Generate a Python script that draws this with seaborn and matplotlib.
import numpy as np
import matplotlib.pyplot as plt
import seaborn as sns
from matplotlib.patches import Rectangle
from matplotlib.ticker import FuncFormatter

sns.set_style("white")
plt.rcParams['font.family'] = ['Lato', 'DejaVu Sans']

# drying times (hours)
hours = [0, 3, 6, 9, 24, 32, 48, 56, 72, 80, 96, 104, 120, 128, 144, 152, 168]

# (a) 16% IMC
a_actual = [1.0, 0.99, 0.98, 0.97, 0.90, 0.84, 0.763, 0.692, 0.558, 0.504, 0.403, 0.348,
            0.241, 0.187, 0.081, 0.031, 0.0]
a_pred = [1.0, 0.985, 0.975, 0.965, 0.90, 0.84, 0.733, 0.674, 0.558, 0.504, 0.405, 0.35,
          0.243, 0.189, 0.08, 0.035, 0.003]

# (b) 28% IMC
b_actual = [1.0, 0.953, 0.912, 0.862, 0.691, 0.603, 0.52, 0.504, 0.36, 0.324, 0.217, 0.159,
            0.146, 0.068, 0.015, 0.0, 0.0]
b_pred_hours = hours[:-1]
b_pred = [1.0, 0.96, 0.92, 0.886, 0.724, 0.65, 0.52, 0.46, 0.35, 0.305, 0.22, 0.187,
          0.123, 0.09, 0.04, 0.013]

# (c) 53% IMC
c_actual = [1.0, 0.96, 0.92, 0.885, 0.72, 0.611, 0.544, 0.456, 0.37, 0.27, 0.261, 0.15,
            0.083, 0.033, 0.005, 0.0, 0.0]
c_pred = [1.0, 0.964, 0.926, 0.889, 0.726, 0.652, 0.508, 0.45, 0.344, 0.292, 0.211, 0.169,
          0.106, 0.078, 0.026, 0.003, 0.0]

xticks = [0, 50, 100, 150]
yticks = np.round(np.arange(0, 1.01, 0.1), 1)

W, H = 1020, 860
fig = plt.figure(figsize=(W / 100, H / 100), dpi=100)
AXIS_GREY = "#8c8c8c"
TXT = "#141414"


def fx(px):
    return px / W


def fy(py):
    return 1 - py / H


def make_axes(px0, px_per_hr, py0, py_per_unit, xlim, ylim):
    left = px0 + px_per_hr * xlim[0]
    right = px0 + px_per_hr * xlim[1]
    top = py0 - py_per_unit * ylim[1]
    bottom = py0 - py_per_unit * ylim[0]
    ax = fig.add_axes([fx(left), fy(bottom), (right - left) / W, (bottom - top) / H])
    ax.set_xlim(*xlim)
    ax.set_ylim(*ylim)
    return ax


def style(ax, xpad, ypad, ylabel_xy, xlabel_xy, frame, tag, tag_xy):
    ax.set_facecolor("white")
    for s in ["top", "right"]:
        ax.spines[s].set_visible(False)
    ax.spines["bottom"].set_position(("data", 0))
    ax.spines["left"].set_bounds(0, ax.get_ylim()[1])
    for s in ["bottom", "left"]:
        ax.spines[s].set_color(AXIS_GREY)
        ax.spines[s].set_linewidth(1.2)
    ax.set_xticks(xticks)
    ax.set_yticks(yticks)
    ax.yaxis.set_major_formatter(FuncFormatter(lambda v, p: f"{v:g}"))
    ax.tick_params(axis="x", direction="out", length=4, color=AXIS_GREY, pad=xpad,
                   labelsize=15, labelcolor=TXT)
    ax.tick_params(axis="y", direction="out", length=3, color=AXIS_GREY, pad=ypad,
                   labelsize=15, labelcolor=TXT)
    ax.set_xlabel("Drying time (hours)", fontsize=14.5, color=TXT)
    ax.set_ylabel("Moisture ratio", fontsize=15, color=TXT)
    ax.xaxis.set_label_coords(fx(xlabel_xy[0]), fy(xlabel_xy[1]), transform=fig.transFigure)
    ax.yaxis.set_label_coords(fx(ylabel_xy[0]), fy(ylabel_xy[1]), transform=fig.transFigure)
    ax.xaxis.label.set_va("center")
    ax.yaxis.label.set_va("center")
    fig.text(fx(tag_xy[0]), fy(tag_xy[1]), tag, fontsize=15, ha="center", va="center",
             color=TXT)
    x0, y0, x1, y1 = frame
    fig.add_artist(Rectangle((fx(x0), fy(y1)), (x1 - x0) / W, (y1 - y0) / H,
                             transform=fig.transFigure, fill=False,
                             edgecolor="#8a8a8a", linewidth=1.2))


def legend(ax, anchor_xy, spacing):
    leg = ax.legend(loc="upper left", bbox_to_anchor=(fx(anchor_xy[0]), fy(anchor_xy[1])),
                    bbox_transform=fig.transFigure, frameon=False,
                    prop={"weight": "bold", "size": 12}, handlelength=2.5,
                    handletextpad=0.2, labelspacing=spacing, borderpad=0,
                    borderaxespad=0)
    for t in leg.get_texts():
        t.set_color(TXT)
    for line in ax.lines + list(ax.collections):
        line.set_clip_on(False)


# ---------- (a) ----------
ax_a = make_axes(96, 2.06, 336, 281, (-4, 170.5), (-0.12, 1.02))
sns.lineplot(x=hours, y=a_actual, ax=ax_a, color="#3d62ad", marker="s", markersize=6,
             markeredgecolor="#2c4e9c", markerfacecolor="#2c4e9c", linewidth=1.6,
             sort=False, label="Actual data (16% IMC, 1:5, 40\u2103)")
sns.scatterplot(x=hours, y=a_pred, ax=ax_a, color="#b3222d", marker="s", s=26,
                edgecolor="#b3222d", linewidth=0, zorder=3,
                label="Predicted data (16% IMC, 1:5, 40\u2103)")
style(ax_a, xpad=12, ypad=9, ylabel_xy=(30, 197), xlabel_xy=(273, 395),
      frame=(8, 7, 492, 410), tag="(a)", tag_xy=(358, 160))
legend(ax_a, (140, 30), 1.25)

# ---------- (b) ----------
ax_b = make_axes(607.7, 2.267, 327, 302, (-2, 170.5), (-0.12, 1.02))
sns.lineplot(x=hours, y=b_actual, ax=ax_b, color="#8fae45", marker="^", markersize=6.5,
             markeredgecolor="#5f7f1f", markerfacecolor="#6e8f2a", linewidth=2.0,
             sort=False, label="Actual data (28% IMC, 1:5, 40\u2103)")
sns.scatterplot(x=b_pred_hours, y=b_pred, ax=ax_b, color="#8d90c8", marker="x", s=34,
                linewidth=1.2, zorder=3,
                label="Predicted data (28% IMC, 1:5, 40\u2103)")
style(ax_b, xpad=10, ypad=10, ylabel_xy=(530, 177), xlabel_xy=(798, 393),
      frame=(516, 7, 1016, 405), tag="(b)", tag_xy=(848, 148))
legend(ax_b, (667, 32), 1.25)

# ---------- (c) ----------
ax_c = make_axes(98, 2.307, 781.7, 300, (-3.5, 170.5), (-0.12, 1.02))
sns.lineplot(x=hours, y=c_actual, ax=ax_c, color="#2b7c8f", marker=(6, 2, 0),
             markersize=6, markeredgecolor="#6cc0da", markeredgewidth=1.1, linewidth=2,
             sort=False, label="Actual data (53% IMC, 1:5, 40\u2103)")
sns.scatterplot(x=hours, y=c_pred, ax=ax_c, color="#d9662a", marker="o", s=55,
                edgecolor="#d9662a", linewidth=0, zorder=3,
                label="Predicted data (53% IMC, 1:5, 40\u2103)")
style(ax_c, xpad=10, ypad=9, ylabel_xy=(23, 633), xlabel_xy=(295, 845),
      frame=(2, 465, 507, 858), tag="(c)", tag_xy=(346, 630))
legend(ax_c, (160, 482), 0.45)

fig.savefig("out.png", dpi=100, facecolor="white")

====

From the data above, copy each line where the string "seaborn" appears.

Generate a Python script that draws this with seaborn and matplotlib.
import seaborn as sns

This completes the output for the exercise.